--- Start of INFORMATION SUPPLIED ---
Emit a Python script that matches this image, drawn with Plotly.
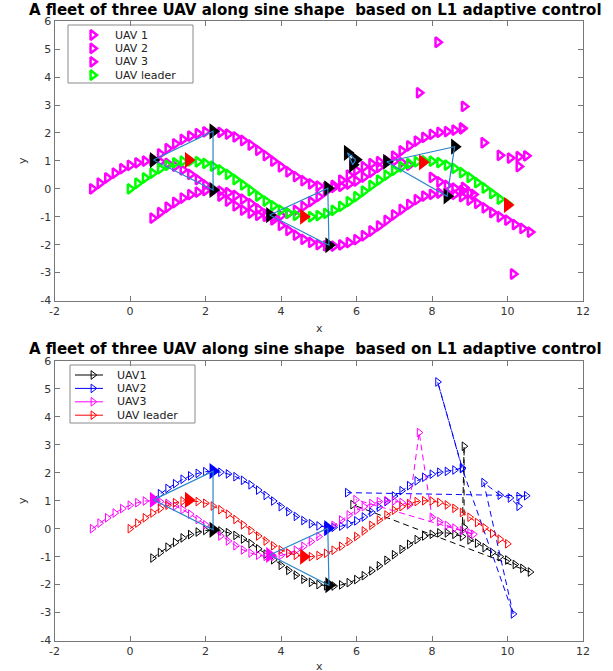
import plotly.graph_objects as go

W, H = 613, 671

# ---------------- data ----------------
leader_x = [0.0, 0.2, 0.4, 0.6, 0.8, 1.0, 1.2, 1.4, 1.6, 1.8, 2.0, 2.2, 2.4, 2.6, 2.8, 3.0, 3.2, 3.4, 3.6, 3.8,
            4.0, 4.2, 4.4, 4.6, 4.8, 5.0, 5.2, 5.4, 5.6, 5.8, 6.0, 6.2, 6.4, 6.6, 6.8, 7.0, 7.2, 7.4, 7.6, 7.8,
            8.0, 8.2, 8.4, 8.6, 8.8, 9.0, 9.2, 9.4, 9.6, 9.8, 10.0]
leader_y = [0.00, 0.20, 0.39, 0.56, 0.72, 0.84, 0.93, 0.99, 1.00, 0.97, 0.91, 0.81, 0.68, 0.52, 0.33, 0.14,
            -0.06, -0.26, -0.44, -0.61, -0.76, -0.87, -0.95, -0.99, -1.00, -0.96, -0.88, -0.77, -0.63, -0.46,
            -0.28, -0.08, 0.12, 0.31, 0.49, 0.66, 0.79, 0.90, 0.97, 1.00, 0.99, 0.94, 0.85, 0.73, 0.58, 0.41,
            0.22, 0.03, -0.17, -0.37, -0.54]

# UAV1 (lower follower)
uav1_x = [0.6, 0.8, 1.0, 1.2, 1.4, 1.6, 1.8, 2.0, 2.2, 2.4, 2.6, 2.8, 3.0, 3.2, 3.4, 3.6, 3.8, 4.0, 4.2, 4.4,
          4.6, 4.8, 5.0, 5.2, 5.4, 5.6, 5.8, 6.0, 6.2, 6.4, 6.6, 6.8, 7.0, 7.2, 7.4, 7.6, 7.8, 8.0, 8.2, 8.4,
          8.6, 8.8, 8.85, 8.85, 9.0, 9.2, 9.4, 9.6, 9.8, 10.0, 10.2, 10.4, 10.6, 5.9]
uav1_y = [-1.05, -0.85, -0.66, -0.49, -0.33, -0.21, -0.12, -0.06, -0.05, -0.08, -0.14, -0.24, -0.37, -0.53,
          -0.72, -0.91, -1.11, -1.31, -1.49, -1.66, -1.81, -1.92, -2.00, -2.04, -2.05, -2.01, -1.93, -1.82,
          -1.68, -1.51, -1.33, -1.13, -0.93, -0.74, -0.56, -0.39, -0.26, -0.20, -0.15, -0.15, -0.20, -0.28,
          2.95, 0.05, -0.40, -0.52, -0.68, -0.85, -1.00, -1.12, -1.28, -1.42, -1.55, 0.86]

# UAV2 (upper follower)
uav2_x = [0.6, 0.8, 1.0, 1.2, 1.4, 1.6, 1.8, 2.0, 2.2, 2.4, 2.6, 2.8, 3.0, 3.2, 3.4, 3.6, 3.8, 4.0, 4.2, 4.4,
          4.6, 4.8, 5.0, 5.2, 5.4, 5.6, 5.8, 6.0, 6.2, 6.4, 6.6, 6.8, 7.0, 7.2, 7.4, 7.6, 7.8, 8.0, 8.2, 8.4,
          8.6, 8.8, 8.15, 8.8, 10.15, 9.37, 9.8, 10.07, 10.3, 10.3, 10.5, 5.76]
uav2_y = [1.05, 1.25, 1.44, 1.61, 1.77, 1.89, 1.98, 2.04, 2.05, 2.02, 1.96, 1.86, 1.73, 1.57, 1.38, 1.19,
          0.99, 0.79, 0.61, 0.44, 0.29, 0.18, 0.10, 0.06, 0.05, 0.09, 0.17, 0.28, 0.42, 0.59, 0.77, 0.97,
          1.17, 1.36, 1.54, 1.71, 1.84, 1.95, 2.02, 2.05, 2.10, 2.18,
          5.25, 2.15, -3.05, 1.65, 1.20, 1.10, 0.80, 1.15, 1.18, 1.29]

# UAV3 (rear follower)
uav3_x = [-1.0, -0.8, -0.6, -0.4, -0.2, 0.0, 0.2, 0.4, 0.6, 0.8, 1.0, 1.2, 1.4, 1.6, 1.8, 2.0, 2.2, 2.4, 2.6,
          2.8, 3.0, 3.2, 3.4, 3.6, 3.8, 4.0, 4.2, 4.4, 4.6, 4.8, 5.0, 5.2, 5.4, 5.6, 5.8, 6.0, 6.2, 6.4, 6.6,
          6.8, 7.0, 7.2, 7.4, 7.66, 8.0, 8.2, 8.4, 8.6, 8.8, 9.0, 9.1, 5.98]
uav3_y = [0.00, 0.20, 0.39, 0.56, 0.72, 0.84, 0.93, 0.99, 1.00, 0.97, 0.91, 0.81, 0.68, 0.52, 0.33, 0.14,
          -0.06, -0.26, -0.44, -0.61, -0.76, -0.87, -0.95, -0.99, -1.00, -0.96, -0.88, -0.77, -0.63, -0.46,
          -0.28, -0.08, 0.12, 0.31, 0.49, 0.66, 0.79, 0.90, 0.97, 1.00, 0.99, 0.94, 0.85,
          3.44, 0.41, 0.25, 0.12, 0.02, -0.07, -0.15, -0.20, 1.04]

# formation snapshots (rear, upper, lower follower and leader)
snap_rear_x = [0.62, 3.70, 6.80, 5.98]
snap_rear_y = [1.03, -0.94, 0.97, 1.04]
snap_up_x = [2.20, 5.24, 8.60, 5.76]
snap_up_y = [2.06, 0.02, 1.51, 1.29]
snap_low_x = [2.20, 5.27, 8.40, 5.90]
snap_low_y = [-0.04, -2.02, -0.27, 0.86]
snap_lead_x = [1.55, 4.60, 7.75, 10.00]
snap_lead_y = [1.03, -1.00, 0.95, -0.58]
n_snap_bottom = 2

x_ticks = [-2, 0, 2, 4, 6, 8, 10, 12]
y_ticks = [-4, -3, -2, -1, 0, 1, 2, 3, 4, 5, 6]

title_text = "A fleet of three UAV along sine shape\u00a0 based on L1 adaptive control"
top_names = ["UAV 1", "UAV 2", "UAV 3", "UAV leader"]
bot_names = ["UAV1", "UAV2", "UAV3", "UAV leader"]

# ---------------- style ----------------
FONT = "DejaVu Sans"
MAG, GRN, BLK, BLU, RED = "#FF00FF", "#00FF00", "#000000", "#0000FF", "#FF0000"
FORM = "#2a86c8"
AX = "#777777"

fig = go.Figure()

def open_markers(color, lw, size):
    return dict(symbol="triangle-right-open", size=size, color=color, line=dict(width=lw, color=color))

# ---- top subplot ----
for xs, ys in [(uav1_x, uav1_y), (uav2_x, uav2_y), (uav3_x, uav3_y)]:
    fig.add_trace(go.Scatter(x=xs, y=ys, mode="markers", marker=open_markers(MAG, 2.5, 8.5),
                             xaxis="x", yaxis="y", showlegend=False, hoverinfo="skip"))
fig.add_trace(go.Scatter(x=leader_x, y=leader_y, mode="markers", marker=open_markers(GRN, 2.5, 8.5),
                         xaxis="x", yaxis="y", showlegend=False, hoverinfo="skip"))
fig.add_trace(go.Scatter(x=snap_rear_x + snap_up_x + snap_low_x, y=snap_rear_y + snap_up_y + snap_low_y,
                         mode="markers", marker=dict(symbol="triangle-right", size=14, color=BLK),
                         xaxis="x", yaxis="y", showlegend=False, hoverinfo="skip"))
fig.add_trace(go.Scatter(x=snap_lead_x, y=snap_lead_y, mode="markers",
                         marker=dict(symbol="triangle-right", size=14, color=RED),
                         xaxis="x", yaxis="y", showlegend=False, hoverinfo="skip"))

def formation(i, xa, ya):
    fx = [snap_rear_x[i], snap_up_x[i], snap_low_x[i], snap_rear_x[i]]
    fy = [snap_rear_y[i], snap_up_y[i], snap_low_y[i], snap_rear_y[i]]
    fig.add_trace(go.Scatter(x=fx, y=fy, mode="lines", line=dict(color=FORM, width=1.2),
                             xaxis=xa, yaxis=ya, showlegend=False, hoverinfo="skip"))

for i in range(len(snap_lead_x)):
    formation(i, "x", "y")

# ---- bottom subplot ----
bot_series = [(uav1_x, uav1_y, BLK), (uav2_x, uav2_y, BLU), (uav3_x, uav3_y, MAG), (leader_x, leader_y, RED)]
for xs, ys, c in bot_series:
    fig.add_trace(go.Scatter(x=xs, y=ys, mode="lines+markers",
                             line=dict(color=c, width=1, dash="6px,4px"),
                             marker=open_markers(c, 1, 7.5),
                             xaxis="x2", yaxis="y2", showlegend=False, hoverinfo="skip"))
for sx, sy, c in [(snap_low_x, snap_low_y, BLK), (snap_up_x, snap_up_y, BLU),
                  (snap_rear_x, snap_rear_y, MAG), (snap_lead_x, snap_lead_y, RED)]:
    fig.add_trace(go.Scatter(x=sx[:n_snap_bottom], y=sy[:n_snap_bottom], mode="markers",
                             marker=dict(symbol="triangle-right", size=14, color=c),
                             xaxis="x2", yaxis="y2", showlegend=False, hoverinfo="skip"))
for i in range(n_snap_bottom):
    formation(i, "x2", "y2")

# ---- custom legends on a pixel-space overlay axis ----
annotations = []
shapes = []

def legend_box(x0, y0, x1, y1):
    shapes.append(dict(type="rect", xref="x3", yref="y3", x0=x0, y0=y0, x1=x1, y1=y1,
                       line=dict(color="#8a8a8a", width=1), fillcolor="rgba(0,0,0,0)", layer="below"))

legend_box(68, 25, 193, 83)
legend_box(70, 365, 195, 423)

row_gap = 13.4
top_cols = [MAG, MAG, MAG, GRN]
for k, (nm, c) in enumerate(zip(top_names, top_cols)):
    ry = 35 + k * row_gap
    fig.add_trace(go.Scatter(x=[92.7], y=[ry], mode="markers", marker=open_markers(c, 2.5, 8.5),
                             xaxis="x3", yaxis="y3", showlegend=False, hoverinfo="skip"))
    annotations.append(dict(x=113, y=ry, xref="x3", yref="y3", text=nm, showarrow=False,
                            xanchor="left", yanchor="middle", font=dict(family=FONT, size=11, color="#222")))

bot_cols = [BLK, BLU, MAG, RED]
for k, (nm, c) in enumerate(zip(bot_names, bot_cols)):
    ry = 375 + k * row_gap
    fig.add_trace(go.Scatter(x=[75, 103], y=[ry, ry], mode="lines", line=dict(color=c, width=1),
                             xaxis="x3", yaxis="y3", showlegend=False, hoverinfo="skip"))
    fig.add_trace(go.Scatter(x=[93], y=[ry], mode="markers", marker=open_markers(c, 1, 7.5),
                             xaxis="x3", yaxis="y3", showlegend=False, hoverinfo="skip"))
    annotations.append(dict(x=115, y=ry, xref="x3", yref="y3", text=nm, showarrow=False,
                            xanchor="left", yanchor="middle", font=dict(family=FONT, size=11, color="#222")))

# titles and axis labels
for ty in [9.5, 348.5]:
    annotations.append(dict(x=315, y=ty, xref="x3", yref="y3", text="<b>" + title_text + "</b>",
                            showarrow=False, xanchor="center", yanchor="middle",
                            font=dict(family=FONT, size=15, color="#000")))
for ty in [328, 666]:
    annotations.append(dict(x=319, y=ty, xref="x3", yref="y3", text="x", showarrow=False,
                            font=dict(family=FONT, size=11, color="#333")))
for ty in [161, 501]:
    annotations.append(dict(x=22, y=ty, xref="x3", yref="y3", text="y", showarrow=False, textangle=-90,
                            font=dict(family=FONT, size=11, color="#333")))

xd = [54.5 / W, 583 / W]
top_yd = [1 - 300.5 / H, 1 - 21.3 / H]
bot_yd = [1 - 640.5 / H, 1 - 361 / H]

def xaxis_cfg(anchor):
    return dict(domain=xd, anchor=anchor, range=[-2, 12], tickvals=x_ticks, ticktext=[str(v) for v in x_ticks],
                ticks="inside", ticklen=5, tickcolor=AX, showline=True, linecolor=AX, linewidth=1,
                mirror="ticks", showgrid=False, zeroline=False, fixedrange=True,
                tickfont=dict(family=FONT, size=11, color="#333"))

def yaxis_cfg(anchor, dom):
    return dict(domain=dom, anchor=anchor, range=[-4, 6], tickvals=y_ticks, ticktext=[str(v) for v in y_ticks],
                ticks="inside", ticklen=5, tickcolor=AX, showline=True, linecolor=AX, linewidth=1,
                mirror="ticks", showgrid=False, zeroline=False, fixedrange=True,
                tickfont=dict(family=FONT, size=11, color="#333"))

fig.update_layout(
    width=W, height=H, margin=dict(l=0, r=0, t=0, b=0, autoexpand=False),
    paper_bgcolor="white", plot_bgcolor="rgba(0,0,0,0)",
    xaxis=xaxis_cfg("y"), yaxis=yaxis_cfg("x", top_yd),
    xaxis2=xaxis_cfg("y2"), yaxis2=yaxis_cfg("x2", bot_yd),
    xaxis3=dict(domain=[0, 1], anchor="y3", range=[0, W], visible=False, fixedrange=True),
    yaxis3=dict(domain=[0, 1], anchor="x3", range=[H, 0], visible=False, fixedrange=True),
    annotations=annotations, shapes=shapes, showlegend=False, hovermode=False,
)

fig.write_html("out.html", config={"displayModeBar": False},
               post_script="document.body.style.margin='0';document.body.style.padding='0';")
--- End of INFORMATION SUPPLIED ---
INSTRUCTION:
Leave out the pictures and repeat exactly the lines from the start of the material through the line that contains "W, H = 613, 671", both included.

THE RESULT:
Emit a Python script that matches this image, drawn with Plotly.
import plotly.graph_objects as go

W, H = 613, 671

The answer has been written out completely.